Your objective:
Retype all of the data exactly as given.

Provided data:
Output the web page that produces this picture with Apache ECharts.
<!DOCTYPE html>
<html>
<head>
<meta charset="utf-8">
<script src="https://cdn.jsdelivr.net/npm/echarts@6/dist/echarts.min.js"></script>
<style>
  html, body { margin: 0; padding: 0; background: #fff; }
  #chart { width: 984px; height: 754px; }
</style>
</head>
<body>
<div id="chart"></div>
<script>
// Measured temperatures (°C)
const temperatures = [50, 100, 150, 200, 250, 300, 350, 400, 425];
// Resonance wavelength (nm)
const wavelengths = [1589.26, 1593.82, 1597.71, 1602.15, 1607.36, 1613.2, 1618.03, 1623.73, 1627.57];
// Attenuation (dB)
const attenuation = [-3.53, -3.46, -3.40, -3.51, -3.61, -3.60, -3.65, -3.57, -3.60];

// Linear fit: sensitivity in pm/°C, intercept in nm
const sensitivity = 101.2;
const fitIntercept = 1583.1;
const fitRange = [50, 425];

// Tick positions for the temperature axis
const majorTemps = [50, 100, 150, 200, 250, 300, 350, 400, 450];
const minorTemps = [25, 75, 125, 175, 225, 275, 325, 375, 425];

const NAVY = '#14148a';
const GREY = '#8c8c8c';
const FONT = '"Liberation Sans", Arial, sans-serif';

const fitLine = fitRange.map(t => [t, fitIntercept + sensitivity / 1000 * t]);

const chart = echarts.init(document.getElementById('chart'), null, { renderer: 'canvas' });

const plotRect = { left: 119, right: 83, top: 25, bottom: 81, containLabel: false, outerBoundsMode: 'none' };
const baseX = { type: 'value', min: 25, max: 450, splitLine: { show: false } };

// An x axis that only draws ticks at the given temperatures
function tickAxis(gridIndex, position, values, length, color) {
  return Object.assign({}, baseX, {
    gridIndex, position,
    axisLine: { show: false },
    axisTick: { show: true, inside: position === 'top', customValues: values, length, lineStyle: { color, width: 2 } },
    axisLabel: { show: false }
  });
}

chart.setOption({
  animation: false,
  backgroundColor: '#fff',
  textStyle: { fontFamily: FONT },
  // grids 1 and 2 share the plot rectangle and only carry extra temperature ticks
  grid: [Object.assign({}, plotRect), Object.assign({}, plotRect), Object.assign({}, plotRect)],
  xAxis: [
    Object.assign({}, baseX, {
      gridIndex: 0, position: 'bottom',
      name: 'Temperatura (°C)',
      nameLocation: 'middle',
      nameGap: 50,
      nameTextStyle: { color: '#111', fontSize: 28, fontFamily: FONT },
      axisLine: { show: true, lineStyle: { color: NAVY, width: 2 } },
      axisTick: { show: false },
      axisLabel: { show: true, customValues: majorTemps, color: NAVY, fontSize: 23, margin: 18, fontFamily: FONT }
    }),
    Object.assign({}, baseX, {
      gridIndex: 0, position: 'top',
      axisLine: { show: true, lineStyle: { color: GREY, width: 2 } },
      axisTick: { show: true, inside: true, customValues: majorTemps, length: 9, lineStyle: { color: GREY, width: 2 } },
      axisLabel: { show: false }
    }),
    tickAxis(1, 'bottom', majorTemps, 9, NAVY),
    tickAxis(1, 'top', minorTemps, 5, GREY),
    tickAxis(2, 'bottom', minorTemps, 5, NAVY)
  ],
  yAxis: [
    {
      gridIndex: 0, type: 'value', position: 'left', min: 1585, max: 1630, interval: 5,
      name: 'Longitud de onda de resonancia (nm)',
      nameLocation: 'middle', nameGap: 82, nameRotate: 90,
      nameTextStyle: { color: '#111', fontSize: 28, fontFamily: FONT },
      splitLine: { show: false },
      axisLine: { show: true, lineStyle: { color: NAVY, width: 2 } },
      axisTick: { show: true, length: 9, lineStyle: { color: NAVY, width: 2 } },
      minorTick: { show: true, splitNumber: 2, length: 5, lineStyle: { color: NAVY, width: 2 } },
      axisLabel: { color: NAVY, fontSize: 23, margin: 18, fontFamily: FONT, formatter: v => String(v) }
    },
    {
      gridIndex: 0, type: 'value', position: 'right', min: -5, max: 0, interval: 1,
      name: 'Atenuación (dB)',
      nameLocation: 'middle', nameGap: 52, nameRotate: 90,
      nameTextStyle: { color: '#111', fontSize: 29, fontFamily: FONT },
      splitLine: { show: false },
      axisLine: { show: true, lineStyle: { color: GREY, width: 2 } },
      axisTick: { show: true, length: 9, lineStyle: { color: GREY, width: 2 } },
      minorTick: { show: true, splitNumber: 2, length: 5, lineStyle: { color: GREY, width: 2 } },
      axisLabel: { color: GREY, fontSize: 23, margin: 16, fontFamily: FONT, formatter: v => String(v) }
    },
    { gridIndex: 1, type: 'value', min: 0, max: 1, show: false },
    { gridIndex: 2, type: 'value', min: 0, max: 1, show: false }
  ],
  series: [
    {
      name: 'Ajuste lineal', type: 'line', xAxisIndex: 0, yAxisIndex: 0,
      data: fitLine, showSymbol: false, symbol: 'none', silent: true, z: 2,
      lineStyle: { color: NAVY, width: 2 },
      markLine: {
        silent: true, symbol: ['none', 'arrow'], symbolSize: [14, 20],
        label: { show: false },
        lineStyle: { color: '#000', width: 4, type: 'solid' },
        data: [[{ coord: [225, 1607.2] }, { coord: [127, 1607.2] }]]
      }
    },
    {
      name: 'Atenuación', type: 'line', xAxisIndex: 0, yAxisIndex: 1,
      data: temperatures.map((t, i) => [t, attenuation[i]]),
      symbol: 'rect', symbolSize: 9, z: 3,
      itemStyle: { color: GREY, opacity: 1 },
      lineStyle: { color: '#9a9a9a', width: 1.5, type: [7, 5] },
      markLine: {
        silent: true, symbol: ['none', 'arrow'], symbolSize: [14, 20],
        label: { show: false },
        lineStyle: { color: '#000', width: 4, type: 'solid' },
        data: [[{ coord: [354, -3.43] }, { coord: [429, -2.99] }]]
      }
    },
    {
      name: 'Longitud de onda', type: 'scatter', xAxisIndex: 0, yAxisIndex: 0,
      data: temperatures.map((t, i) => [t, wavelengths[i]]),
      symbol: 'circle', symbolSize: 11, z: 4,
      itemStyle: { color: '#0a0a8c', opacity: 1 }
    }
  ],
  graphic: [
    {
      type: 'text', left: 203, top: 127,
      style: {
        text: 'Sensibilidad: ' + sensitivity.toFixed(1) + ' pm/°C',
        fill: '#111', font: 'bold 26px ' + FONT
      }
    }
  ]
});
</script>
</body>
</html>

Response to this exercise:
Output the web page that produces this picture with Apache ECharts.
<!DOCTYPE html>
<html>
<head>
<meta charset="utf-8">
<script src="https://cdn.jsdelivr.net/npm/echarts@6/dist/echarts.min.js"></script>
<style>
  html, body { margin: 0; padding: 0; background: #fff; }
  #chart { width: 984px; height: 754px; }
</style>
</head>
<body>
<div id="chart"></div>
<script>
// Measured temperatures (°C)
const temperatures = [50, 100, 150, 200, 250, 300, 350, 400, 425];
// Resonance wavelength (nm)
const wavelengths = [1589.26, 1593.82, 1597.71, 1602.15, 1607.36, 1613.2, 1618.03, 1623.73, 1627.57];
// Attenuation (dB)
const attenuation = [-3.53, -3.46, -3.40, -3.51, -3.61, -3.60, -3.65, -3.57, -3.60];

// Linear fit: sensitivity in pm/°C, intercept in nm
const sensitivity = 101.2;
const fitIntercept = 1583.1;
const fitRange = [50, 425];

// Tick positions for the temperature axis
const majorTemps = [50, 100, 150, 200, 250, 300, 350, 400, 450];
const minorTemps = [25, 75, 125, 175, 225, 275, 325, 375, 425];

const NAVY = '#14148a';
const GREY = '#8c8c8c';
const FONT = '"Liberation Sans", Arial, sans-serif';

const fitLine = fitRange.map(t => [t, fitIntercept + sensitivity / 1000 * t]);

const chart = echarts.init(document.getElementById('chart'), null, { renderer: 'canvas' });

const plotRect = { left: 119, right: 83, top: 25, bottom: 81, containLabel: false, outerBoundsMode: 'none' };
const baseX = { type: 'value', min: 25, max: 450, splitLine: { show: false } };

// An x axis that only draws ticks at the given temperatures
function tickAxis(gridIndex, position, values, length, color) {
  return Object.assign({}, baseX, {
    gridIndex, position,
    axisLine: { show: false },
    axisTick: { show: true, inside: position === 'top', customValues: values, length, lineStyle: { color, width: 2 } },
    axisLabel: { show: false }
  });
}

chart.setOption({
  animation: false,
  backgroundColor: '#fff',
  textStyle: { fontFamily: FONT },
  // grids 1 and 2 share the plot rectangle and only carry extra temperature ticks
  grid: [Object.assign({}, plotRect), Object.assign({}, plotRect), Object.assign({}, plotRect)],
  xAxis: [
    Object.assign({}, baseX, {
      gridIndex: 0, position: 'bottom',
      name: 'Temperatura (°C)',
      nameLocation: 'middle',
      nameGap: 50,
      nameTextStyle: { color: '#111', fontSize: 28, fontFamily: FONT },
      axisLine: { show: true, lineStyle: { color: NAVY, width: 2 } },
      axisTick: { show: false },
      axisLabel: { show: true, customValues: majorTemps, color: NAVY, fontSize: 23, margin: 18, fontFamily: FONT }
    }),
    Object.assign({}, baseX, {
      gridIndex: 0, position: 'top',
      axisLine: { show: true, lineStyle: { color: GREY, width: 2 } },
      axisTick: { show: true, inside: true, customValues: majorTemps, length: 9, lineStyle: { color: GREY, width: 2 } },
      axisLabel: { show: false }
    }),
    tickAxis(1, 'bottom', majorTemps, 9, NAVY),
    tickAxis(1, 'top', minorTemps, 5, GREY),
    tickAxis(2, 'bottom', minorTemps, 5, NAVY)
  ],
  yAxis: [
    {
      gridIndex: 0, type: 'value', position: 'left', min: 1585, max: 1630, interval: 5,
      name: 'Longitud de onda de resonancia (nm)',
      nameLocation: 'middle', nameGap: 82, nameRotate: 90,
      nameTextStyle: { color: '#111', fontSize: 28, fontFamily: FONT },
      splitLine: { show: false },
      axisLine: { show: true, lineStyle: { color: NAVY, width: 2 } },
      axisTick: { show: true, length: 9, lineStyle: { color: NAVY, width: 2 } },
      minorTick: { show: true, splitNumber: 2, length: 5, lineStyle: { color: NAVY, width: 2 } },
      axisLabel: { color: NAVY, fontSize: 23, margin: 18, fontFamily: FONT, formatter: v => String(v) }
    },
    {
      gridIndex: 0, type: 'value', position: 'right', min: -5, max: 0, interval: 1,
      name: 'Atenuación (dB)',
      nameLocation: 'middle', nameGap: 52, nameRotate: 90,
      nameTextStyle: { color: '#111', fontSize: 29, fontFamily: FONT },
      splitLine: { show: false },
      axisLine: { show: true, lineStyle: { color: GREY, width: 2 } },
      axisTick: { show: true, length: 9, lineStyle: { color: GREY, width: 2 } },
      minorTick: { show: true, splitNumber: 2, length: 5, lineStyle: { color: GREY, width: 2 } },
      axisLabel: { color: GREY, fontSize: 23, margin: 16, fontFamily: FONT, formatter: v => String(v) }
    },
    { gridIndex: 1, type: 'value', min: 0, max: 1, show: false },
    { gridIndex: 2, type: 'value', min: 0, max: 1, show: false }
  ],
  series: [
    {
      name: 'Ajuste lineal', type: 'line', xAxisIndex: 0, yAxisIndex: 0,
      data: fitLine, showSymbol: false, symbol: 'none', silent: true, z: 2,
      lineStyle: { color: NAVY, width: 2 },
      markLine: {
        silent: true, symbol: ['none', 'arrow'], symbolSize: [14, 20],
        label: { show: false },
        lineStyle: { color: '#000', width: 4, type: 'solid' },
        data: [[{ coord: [225, 1607.2] }, { coord: [127, 1607.2] }]]
      }
    },
    {
      name: 'Atenuación', type: 'line', xAxisIndex: 0, yAxisIndex: 1,
      data: temperatures.map((t, i) => [t, attenuation[i]]),
      symbol: 'rect', symbolSize: 9, z: 3,
      itemStyle: { color: GREY, opacity: 1 },
      lineStyle: { color: '#9a9a9a', width: 1.5, type: [7, 5] },
      markLine: {
        silent: true, symbol: ['none', 'arrow'], symbolSize: [14, 20],
        label: { show: false },
        lineStyle: { color: '#000', width: 4, type: 'solid' },
        data: [[{ coord: [354, -3.43] }, { coord: [429, -2.99] }]]
      }
    },
    {
      name: 'Longitud de onda', type: 'scatter', xAxisIndex: 0, yAxisIndex: 0,
      data: temperatures.map((t, i) => [t, wavelengths[i]]),
      symbol: 'circle', symbolSize: 11, z: 4,
      itemStyle: { color: '#0a0a8c', opacity: 1 }
    }
  ],
  graphic: [
    {
      type: 'text', left: 203, top: 127,
      style: {
        text: 'Sensibilidad: ' + sensitivity.toFixed(1) + ' pm/°C',
        fill: '#111', font: 'bold 26px ' + FONT
      }
    }
  ]
});
</script>
</body>
</html>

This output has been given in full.